Among most other federal agencies, this year has seen only a sprinkling of large case resolutions against major companies. For example, the Commerce Department’s Bureau of Industry and Security fined Seagate Technology $300 million for export control violations in its sale of disk drives to China’s Huawei Technologies. The Federal Reserve fined Deutsche Bank $186 million for failing to comply with previous consent orders involving sanctions compliance and anti-money-laundering practices.

Although most of its penalties are below $100 million, the Consumer Financial Protection Bureau has brought a steady stream of cases against financial predators. These include a $90 million penalty against Bank of America for imposing unfair overdraft fees, withholding reward bonuses explicitly promised to credit card customers, and misappropriating sensitive personal information to open accounts without customer knowledge or authorization.

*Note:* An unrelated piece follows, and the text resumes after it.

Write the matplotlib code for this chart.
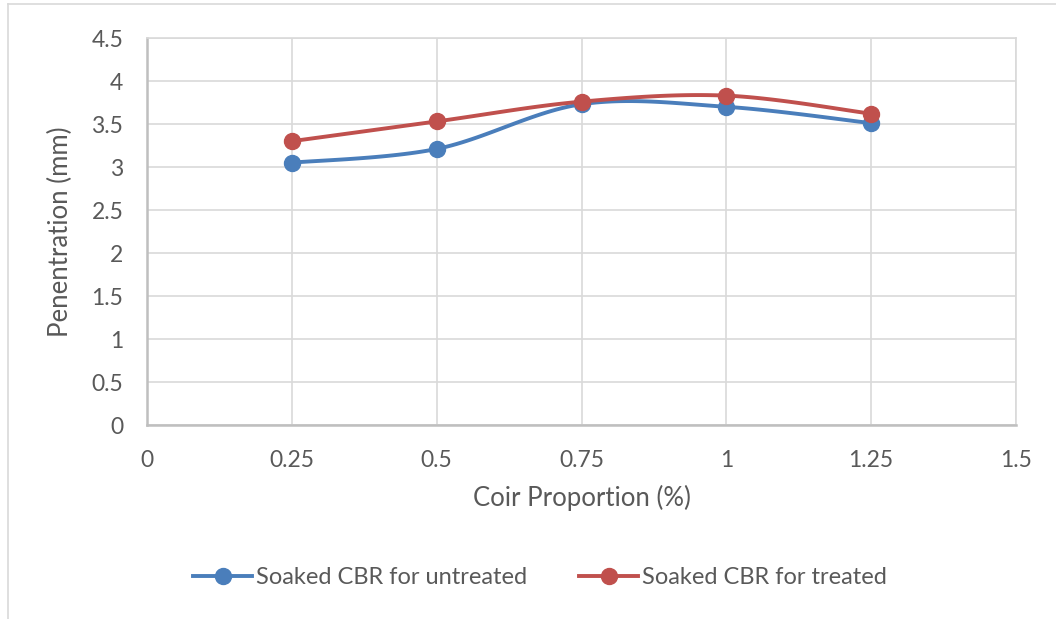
import numpy as np
import matplotlib.pyplot as plt
from matplotlib.lines import Line2D

# data
coir = [0.25, 0.5, 0.75, 1.0, 1.25]
untreated = [3.05, 3.21, 3.73, 3.70, 3.51]
treated = [3.30, 3.53, 3.76, 3.83, 3.62]

x_ticks = [0, 0.25, 0.5, 0.75, 1, 1.25, 1.5]
x_labels = ['0', '0.25', '0.5', '0.75', '1', '1.25', '1.5']
y_ticks = [0, 0.5, 1, 1.5, 2, 2.5, 3, 3.5, 4, 4.5]
y_labels = ['0', '0.5', '1', '1.5', '2', '2.5', '3', '3.5', '4', '4.5']

blue = '#4A7EBB'
red = '#C0504D'
txt = '#595959'

plt.rcParams['font.family'] = ['Lato', 'DejaVu Sans']


def smooth(x, y, n=30):
    # excel-like smoothed line: catmull-rom segments drawn as bezier curves
    x = np.asarray(x, float)
    y = np.asarray(y, float)
    px, py = [x[0]], [y[0]]
    t = np.linspace(0, 1, n)[1:]
    for i in range(len(x) - 1):
        i0 = max(i - 1, 0)
        i3 = min(i + 2, len(x) - 1)
        c1x = x[i] + (x[i + 1] - x[i0]) / 6
        c1y = y[i] + (y[i + 1] - y[i0]) / 6
        c2x = x[i + 1] - (x[i3] - x[i]) / 6
        c2y = y[i + 1] - (y[i3] - y[i]) / 6
        bx = (1 - t)**3 * x[i] + 3 * (1 - t)**2 * t * c1x + 3 * (1 - t) * t**2 * c2x + t**3 * x[i + 1]
        by = (1 - t)**3 * y[i] + 3 * (1 - t)**2 * t * c1y + 3 * (1 - t) * t**2 * c2y + t**3 * y[i + 1]
        px.extend(bx)
        py.extend(by)
    return px, py


fig = plt.figure(figsize=(10.56, 6.19), dpi=100)
ax = fig.add_axes([147 / 1056, 1 - 425 / 619, (1016 - 147) / 1056, (425 - 38) / 619])

for vals, col in [(untreated, blue), (treated, red)]:
    sx, sy = smooth(coir, vals)
    ax.plot(sx, sy, color=col, lw=2.8, solid_capstyle='round', zorder=3)
    ax.plot(coir, vals, 'o', color=col, ms=11.5, zorder=4)

ax.set_xlim(0, 1.5)
ax.set_ylim(0, 4.5)
ax.set_xticks(x_ticks)
ax.set_xticklabels(x_labels)
ax.set_yticks(y_ticks)
ax.set_yticklabels(y_labels)
ax.grid(True, color='#D9D9D9', lw=1.2)
ax.set_axisbelow(True)
ax.tick_params(length=0, labelsize=16.5, colors=txt)
ax.tick_params(axis='y', pad=17)
ax.tick_params(axis='x', pad=18)
for s in ['top', 'right']:
    ax.spines[s].set_color('#D9D9D9')
    ax.spines[s].set_linewidth(1.2)
for s in ['left', 'bottom']:
    ax.spines[s].set_color('#BFBFBF')
    ax.spines[s].set_linewidth(1.8)

ax.set_xlabel('Coir Proportion (%)', fontsize=18.5, color=txt, labelpad=10)
ax.set_ylabel('Penentration (mm)', fontsize=18.5, color=txt, labelpad=13)

handles = [Line2D([], [], color=blue, lw=2.8, marker='o', ms=11.5),
           Line2D([], [], color=red, lw=2.8, marker='o', ms=11.5)]
fig.legend(handles, ['Soaked CBR for untreated', 'Soaked CBR for treated'],
           loc='center', bbox_to_anchor=(540 / 1056, 1 - 578 / 619), ncol=2,
           frameon=False, fontsize=17, labelcolor=txt, handlelength=2.5,
           handletextpad=0.15, columnspacing=2.2)

# outer chart frame (cropped on right and bottom)
fig.add_artist(Line2D([8 / 1056, 8 / 1056], [0, 1 - 4 / 619], color='#D9D9D9', lw=1.2))
fig.add_artist(Line2D([8 / 1056, 1], [1 - 4 / 619, 1 - 4 / 619], color='#D9D9D9', lw=1.2))

fig.savefig('out.png', dpi=100)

The Securities and Exchange Commission has kept up its case volume, but the number of large resolutions in 2023 has been down from the previous year. And a larger portion of those major cases involve civil add-ons to criminal bribery cases brought by the Justice Department under the Foreign Corrupt Practices Act. There are also signs that the SEC is joining the leniency bandwagon. Recently, the agency waived a $40 million penalty against the drug company Mallinckrodt in a case related to its failure to disclose loss contingencies linked to an investigation of its Medicaid billing practices.

The Federal Trade Commission has also tended toward smaller settlements this year, though that agency handles many matters—including merger reviews—that may not involve monetary penalties. The biggest fine it imposed this year was $25 million in a case against Amazon.com for violating the Children’s Online Privacy Protection Act Rule.

The Environmental Protection Agency has held steady in 2023. Its largest settlement has been a $242 million deal with BP in which the oil giant paid a $40 million penalty and agreed to spend $197 million on emission control upgrades at its Whiting refinery in Indiana.

Major cases have been down at the state level. There have been about two dozen resolutions involving penalties of $50 million or more, compared to the previous year’s total of 50, which included numerous opioid-related settlements. This year there has been one such settlement involving a $1.4 billion deal with supermarket chain Kroger.

Year to year changes do not tell the whole story, yet it is discouraging to see a drop-off in successful major enforcement actions.  Let’s hope that in 2024 both federal and state regulators and prosecutors find the means to step up the pressure on rogue corporations.

Note: Details on the cases cited above and many more are in Violation Tracker.